Glocal Hypergradient Estimation with Koopman Operator
Ryuichiro Hataya, Yoshinobu Kawahara
TL;DR
This paper tackles the inefficiency of gradient-based hyperparameter optimization by proposing glocal hypergradient estimation, which leverages the Koopman operator to infer global hypergradients from a trajectory of local hypergradients. By approximating the global gradient with a finite-dimensional linear model derived from local dynamics, the method enables greedy hyperparameter updates that combine the reliability of global optimization with the speed of local updates.
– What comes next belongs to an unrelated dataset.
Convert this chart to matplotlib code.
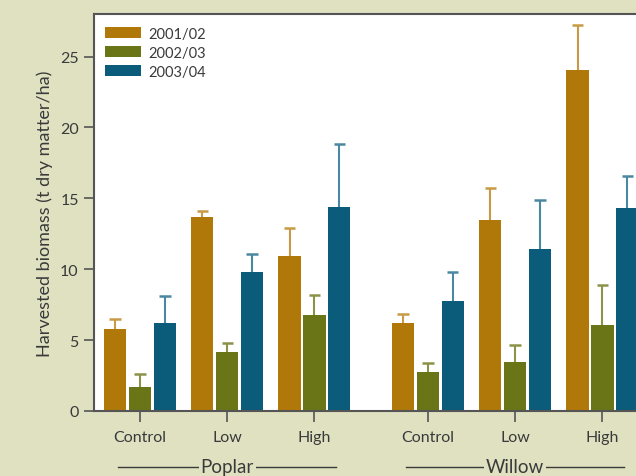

Theoretical analysis provides complexity bounds and an error guarantee relative to the true global gradient, while experiments on optimizer hyperparameters and data reweighting show performance close to global methods but with substantial efficiency gains. The approach offers a scalable framework for bi-level optimization in deep learning, with potential extensions to stochastic and more complex meta-learning settings.
Abstract
Gradient-based hyperparameter optimization methods update hyperparameters using hypergradients, gradients of a meta criterion with respect to hyperparameters. Previous research used two distinct update strategies: optimizing hyperparameters using global hypergradients obtained after completing model training or local hypergradients derived after every few model updates. While global hypergradients offer reliability, their computational cost is significant; conversely, local hypergradients provide speed but are often suboptimal. In this paper, we propose *glocal* hypergradient estimation, blending "global" quality with "local" efficiency. To this end, we use the Koopman operator theory to linearize the dynamics of hypergradients so that the global hypergradients can be efficiently approximated only by using a trajectory of local hypergradients. Consequently, we can optimize hyperparameters greedily using estimated global hypergradients, achieving both reliability and efficiency simultaneously. Through numerical experiments of hyperparameter optimization, including optimization of optimizers, we demonstrate the effectiveness of the glocal hypergradient estimation.